▸ DATA LINES
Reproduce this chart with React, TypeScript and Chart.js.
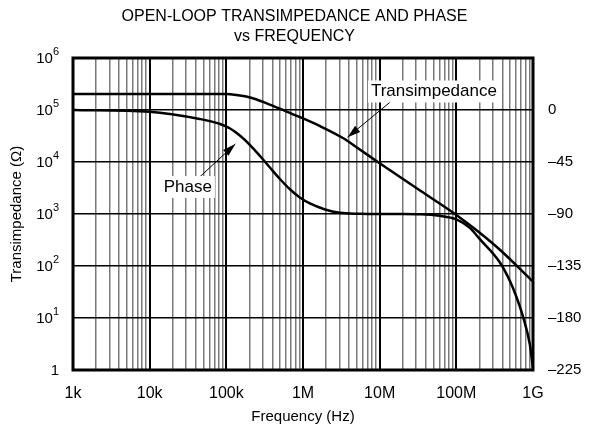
import React, { useEffect, useRef } from 'react';
import { Chart, registerables } from 'chart.js';

Chart.register(...registerables);

const FONT = "'Liberation Sans', Arial, Helvetica, sans-serif";

const titleLines = ['OPEN-LOOP TRANSIMPEDANCE AND PHASE', 'vs FREQUENCY'];
const xAxisTitle = 'Frequency (Hz)';
const yAxisTitle = 'Transimpedance (Ω)';

const xDecades = [1e3, 1e4, 1e5, 1e6, 1e7, 1e8, 1e9];
const xDecadeLabels = ['1k', '10k', '100k', '1M', '10M', '100M', '1G'];
const xMinorMultipliers = [2, 3, 4, 5, 6, 7, 8, 9];

const yDecades = [1, 10, 100, 1e3, 1e4, 1e5, 1e6];
const yLabelBase = ['1', '10', '10', '10', '10', '10', '10'];
const yLabelExp = ['', '1', '2', '3', '4', '5', '6'];

const phaseTicks = [-225, -180, -135, -90, -45, 0];
const phaseTickLabels = ['–225', '–180', '–135', '–90', '–45', '0'];
const phaseMin = -225;
const phaseMax = 45;

// Transimpedance (ohms) vs frequency (Hz)
const zFreq = [1e3, 1e4, 1e5, 1.12e5, 2.04e5, 3.36e5, 6.1e5, 1e6, 1.67e6, 3.36e6, 5.5e6, 1e7, 3.36e7, 1e8, 2e8, 3.7e8, 1e9];
const zValue = [2.03e5, 2.03e5, 2.02e5, 2.0e5, 1.74e5, 1.345e5, 9.3e4, 6.9e4, 4.9e4, 2.86e4, 1.74e4, 9.5e3, 2.83e3, 9.6e2, 4.4e2, 2.05e2, 5.0e1];

// Phase (degrees) vs frequency (Hz)
const phFreq = [1e3, 1e4, 4.5e4, 8.3e4, 1.12e5, 1.5e5, 2.04e5, 2.75e5, 3.7e5, 5e5, 6.8e5, 9.1e5, 1.23e6, 1.94e6, 3.0e6, 5.5e6, 1e7, 2e7, 3.4e7, 6e7, 1e8, 1.5e8, 2.04e8, 3.7e8, 5e8, 6.1e8, 7.5e8, 9.1e8, 1e9];
const phValue = [0, -1.5, -7.8, -12.1, -16, -22.1, -30.3, -39.8, -49.8, -59.7, -68.8, -75.7, -80.9, -86.1, -88.9, -89.8, -90, -90, -90.2, -91.5, -94.6, -102, -112, -132, -148, -162, -180, -203, -223.5];

// Annotations: [frequency, transimpedance-axis value]
const annoTexts = ['Transimpedance', 'Phase'];
const annoLabelAt = [[5.1e7, 2.27e5], [3.14e4, 3.3e3]];
const annoArrowFrom = [[1.48e7, 1.56e5], [4.2e4, 4.7e3]];
const annoArrowTo = [[3.82e6, 3.0e4], [1.31e5, 2.22e4]];

const xGridValues: number[] = [];
for (let d = 0; d < xDecades.length; d++) {
  xGridValues.push(xDecades[d]);
  if (d < xDecades.length - 1) {
    for (const m of xMinorMultipliers) xGridValues.push(m * xDecades[d]);
  }
}

const overlayPlugin = {
  id: 'overlay',
  afterDraw(chart: any) {
    const { ctx, chartArea: ca, scales } = chart;
    const xs = scales.x;
    const ys = scales.y;
    ctx.save();
    // frame
    ctx.strokeStyle = '#000';
    ctx.lineWidth = 3;
    ctx.strokeRect(ca.left, ca.top, ca.right - ca.left, ca.bottom - ca.top);

    // annotations
    ctx.font = `17px ${FONT}`;
    annoTexts.forEach((t, i) => {
      const fx = xs.getPixelForValue(annoArrowFrom[i][0]);
      const fy = ys.getPixelForValue(annoArrowFrom[i][1]);
      const tx = xs.getPixelForValue(annoArrowTo[i][0]);
      const ty = ys.getPixelForValue(annoArrowTo[i][1]);
      ctx.strokeStyle = '#000';
      ctx.fillStyle = '#000';
      ctx.lineWidth = 1;
      ctx.beginPath();
      ctx.moveTo(fx, fy);
      ctx.lineTo(tx, ty);
      ctx.stroke();
      const a = Math.atan2(ty - fy, tx - fx);
      const L = 13;
      const W = 4;
      const c = Math.cos(a);
      const s = Math.sin(a);
      ctx.beginPath();
      ctx.moveTo(tx, ty);
      ctx.lineTo(tx - L * c + W * s, ty - L * s - W * c);
      ctx.lineTo(tx - L * c - W * s, ty - L * s + W * c);
      ctx.closePath();
      ctx.fill();

      const lx = xs.getPixelForValue(annoLabelAt[i][0]);
      const ly = ys.getPixelForValue(annoLabelAt[i][1]);
      const w = ctx.measureText(t).width;
      ctx.fillStyle = '#fff';
      ctx.fillRect(lx - w / 2 - 3, ly - 11, w + 6, 22);
      ctx.fillStyle = '#000';
      ctx.textAlign = 'center';
      ctx.textBaseline = 'middle';
      ctx.fillText(t, lx, ly);
    });

    // left axis labels with superscript exponents
    const rightEdge = ca.left - 14;
    ctx.fillStyle = '#000';
    ctx.textBaseline = 'middle';
    ctx.textAlign = 'right';
    yDecades.forEach((v, i) => {
      const py = ys.getPixelForValue(v) + 1;
      const exp = yLabelExp[i];
      let x = rightEdge;
      if (exp) {
        ctx.font = `11px ${FONT}`;
        const ew = ctx.measureText(exp).width;
        ctx.fillText(exp, x, py - 7);
        x -= ew;
      }
      ctx.font = `15px ${FONT}`;
      ctx.fillText(yLabelBase[i], x, py);
    });
    ctx.restore();
  },
};

export default function App() {
  const ref = useRef<HTMLCanvasElement | null>(null);

  useEffect(() => {
    if (!ref.current) return;
    const chart = new Chart(ref.current, {
      type: 'line',
      data: {
        datasets: [
          {
            label: 'Transimpedance',
            data: zFreq.map((f, i) => ({ x: f, y: zValue[i] })),
            yAxisID: 'y',
            borderColor: '#000',
            borderWidth: 2.5,
            pointRadius: 0,
            cubicInterpolationMode: 'monotone',
            fill: false,
          },
          {
            label: 'Phase',
            data: phFreq.map((f, i) => ({ x: f, y: phValue[i] })),
            yAxisID: 'y2',
            borderColor: '#000',
            borderWidth: 2.5,
            pointRadius: 0,
            cubicInterpolationMode: 'monotone',
            fill: false,
          },
        ],
      },
      options: {
        animation: false,
        responsive: false,
        devicePixelRatio: 1,
        layout: { padding: 0 },
        plugins: {
          legend: { display: false },
          tooltip: { enabled: false },
          title: {
            display: true,
            text: titleLines,
            color: '#000',
            font: { family: FONT, size: 16, weight: 'normal', lineHeight: 1.25 },
            padding: { top: 7, bottom: 11 },
          },
        },
        scales: {
          x: {
            type: 'logarithmic',
            position: 'bottom',
            min: 1e3,
            max: 1e9,
            afterBuildTicks: (s: any) => {
              s.ticks = xGridValues.map((v) => ({ value: v }));
            },
            afterFit: (s: any) => {
              s.height = 63;
            },
            ticks: {
              autoSkip: false,
              maxRotation: 0,
              minRotation: 0,
              padding: 14,
              color: '#000',
              font: { family: FONT, size: 16 },
              callback: (v: any) => {
                const i = xDecades.indexOf(Number(v));
                return i >= 0 ? xDecadeLabels[i] : '';
              },
            },
            grid: {
              drawTicks: false,
              color: (c: any) => (c.tick && xDecades.includes(c.tick.value) ? '#000' : '#7a7a7a'),
              lineWidth: (c: any) => (c.tick && xDecades.includes(c.tick.value) ? 2 : 1.5),
            },
            border: { display: false },
            title: {
              display: true,
              text: xAxisTitle,
              color: '#000',
              font: { family: FONT, size: 15 },
              padding: { top: 0, bottom: 7 },
            },
          },
          y: {
            type: 'logarithmic',
            position: 'left',
            min: 1,
            max: 1e6,
            afterBuildTicks: (s: any) => {
              s.ticks = yDecades.map((v) => ({ value: v }));
            },
            afterFit: (s: any) => {
              s.width = 73;
            },
            ticks: { display: false },
            grid: { drawTicks: false, color: '#000', lineWidth: 1.5 },
            border: { display: false },
            title: {
              display: true,
              text: yAxisTitle,
              color: '#000',
              font: { family: FONT, size: 15 },
              padding: { top: 8, bottom: 0 },
            },
          },
          y2: {
            type: 'linear',
            position: 'right',
            min: phaseMin,
            max: phaseMax,
            afterBuildTicks: (s: any) => {
              s.ticks = phaseTicks.map((v) => ({ value: v }));
            },
            afterFit: (s: any) => {
              s.width = 56;
            },
            ticks: {
              padding: 15,
              color: '#000',
              font: { family: FONT, size: 15 },
              callback: (v: any) => {
                const i = phaseTicks.indexOf(Number(v));
                return i >= 0 ? phaseTickLabels[i] : '';
              },
            },
            grid: { display: false, drawTicks: false },
            border: { display: false },
          },
        },
      } as any,
      plugins: [overlayPlugin],
    });
    return () => chart.destroy();
  }, []);

  return (
    <div style={{ position: 'fixed', left: 0, top: 0, width: 589, height: 433, background: '#fff' }}>
      <canvas ref={ref} width={589} height={433} style={{ display: 'block', width: 589, height: 433 }} />
    </div>
  );
}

▸ REQUIRED WORK
Reproduce the material above exactly, first line through the line that contains "const annoArrowTo = [[3.82e6, 3.0e4], [1.31e5, 2.22e4]];", minus the pictures.

▸ FINAL RESULT
Reproduce this chart with React, TypeScript and Chart.js.
import React, { useEffect, useRef } from 'react';
import { Chart, registerables } from 'chart.js';

Chart.register(...registerables);

const FONT = "'Liberation Sans', Arial, Helvetica, sans-serif";

const titleLines = ['OPEN-LOOP TRANSIMPEDANCE AND PHASE', 'vs FREQUENCY'];
const xAxisTitle = 'Frequency (Hz)';
const yAxisTitle = 'Transimpedance (Ω)';

const xDecades = [1e3, 1e4, 1e5, 1e6, 1e7, 1e8, 1e9];
const xDecadeLabels = ['1k', '10k', '100k', '1M', '10M', '100M', '1G'];
const xMinorMultipliers = [2, 3, 4, 5, 6, 7, 8, 9];

const yDecades = [1, 10, 100, 1e3, 1e4, 1e5, 1e6];
const yLabelBase = ['1', '10', '10', '10', '10', '10', '10'];
const yLabelExp = ['', '1', '2', '3', '4', '5', '6'];

const phaseTicks = [-225, -180, -135, -90, -45, 0];
const phaseTickLabels = ['–225', '–180', '–135', '–90', '–45', '0'];
const phaseMin = -225;
const phaseMax = 45;

// Transimpedance (ohms) vs frequency (Hz)
const zFreq = [1e3, 1e4, 1e5, 1.12e5, 2.04e5, 3.36e5, 6.1e5, 1e6, 1.67e6, 3.36e6, 5.5e6, 1e7, 3.36e7, 1e8, 2e8, 3.7e8, 1e9];
const zValue = [2.03e5, 2.03e5, 2.02e5, 2.0e5, 1.74e5, 1.345e5, 9.3e4, 6.9e4, 4.9e4, 2.86e4, 1.74e4, 9.5e3, 2.83e3, 9.6e2, 4.4e2, 2.05e2, 5.0e1];

// Phase (degrees) vs frequency (Hz)
const phFreq = [1e3, 1e4, 4.5e4, 8.3e4, 1.12e5, 1.5e5, 2.04e5, 2.75e5, 3.7e5, 5e5, 6.8e5, 9.1e5, 1.23e6, 1.94e6, 3.0e6, 5.5e6, 1e7, 2e7, 3.4e7, 6e7, 1e8, 1.5e8, 2.04e8, 3.7e8, 5e8, 6.1e8, 7.5e8, 9.1e8, 1e9];
const phValue = [0, -1.5, -7.8, -12.1, -16, -22.1, -30.3, -39.8, -49.8, -59.7, -68.8, -75.7, -80.9, -86.1, -88.9, -89.8, -90, -90, -90.2, -91.5, -94.6, -102, -112, -132, -148, -162, -180, -203, -223.5];

// Annotations: [frequency, transimpedance-axis value]
const annoTexts = ['Transimpedance', 'Phase'];
const annoLabelAt = [[5.1e7, 2.27e5], [3.14e4, 3.3e3]];
const annoArrowFrom = [[1.48e7, 1.56e5], [4.2e4, 4.7e3]];
const annoArrowTo = [[3.82e6, 3.0e4], [1.31e5, 2.22e4]];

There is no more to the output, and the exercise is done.